Clearly, this defunct section establishes the right of the tenant-lessee to pre-empt the sale of his landholding or redeem the same if its sale had already been consummated. However, a reading of the petitioner's complaint filed with the CAR (pp. 20-24, Rollo) does not reveal any desire on their part to exercise this right; what they express, however, is their eagerness to work on their landholdings as tenants-lessees. They invoke, therefore, their right to security of tenure. And pursuant to section 36 of R.A. 3844, the agricultural lessee cannot be dispossessed of his landholding except by a Court order that is final and executory. Hence, in conjunction with section 10 of R.A. 3844, the mandatory requirement of Section 36 may never be overlooked by respondents. Nor may they invoke the provisions of the repealed section 14, even if it were still applicable today.
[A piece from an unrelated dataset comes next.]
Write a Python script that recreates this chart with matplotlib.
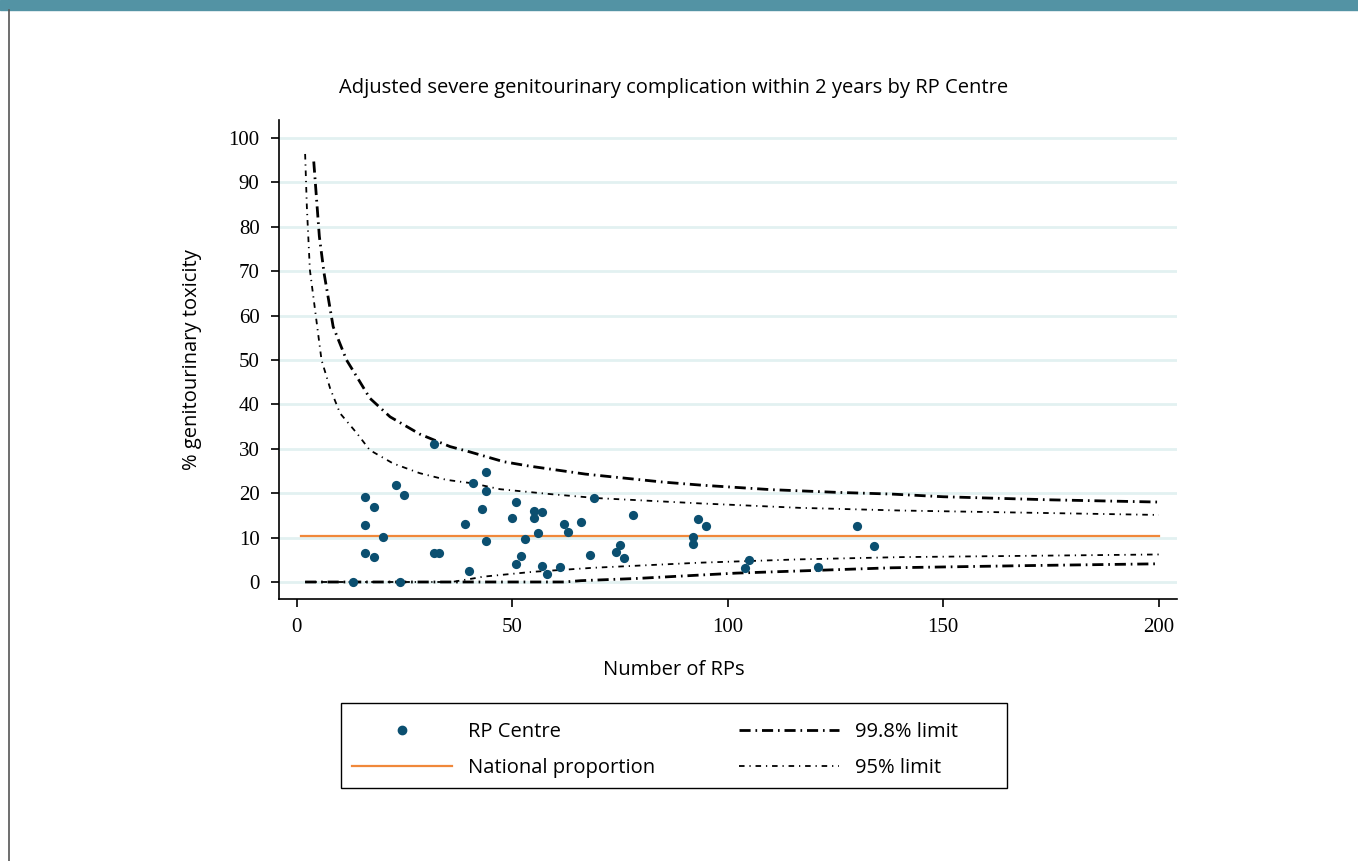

WHEREFORE, PREMISES CONSIDERED, this petition is granted and the appealed decision of the Fourth Division of the respondent Court of Appeals dated 15 July 1969 is hereby reversed, without pronouncement as to costs. It is further instructed that the records of CAR Case No. 442-Rizal '69, filed with the then Court of Agrarian Relations, Sixth Regional District, Branch III, be remanded to the proper court now having jurisdiction for trial on the merits, conditioned on the interest of the parties to pursue this case.
SO ORDERED.
Melencio-Herrera (Chairman), Padilla, Sarmiento and Regalado, JJ., concur.
Footnotes
* At this point, it is worthy to note that said section 14 had been repealed by section 3 of R.A. 6389, dated 10 September 1971. But in order to settle the controversy once and for all, we shall treat the matter as if no such repeal had been made.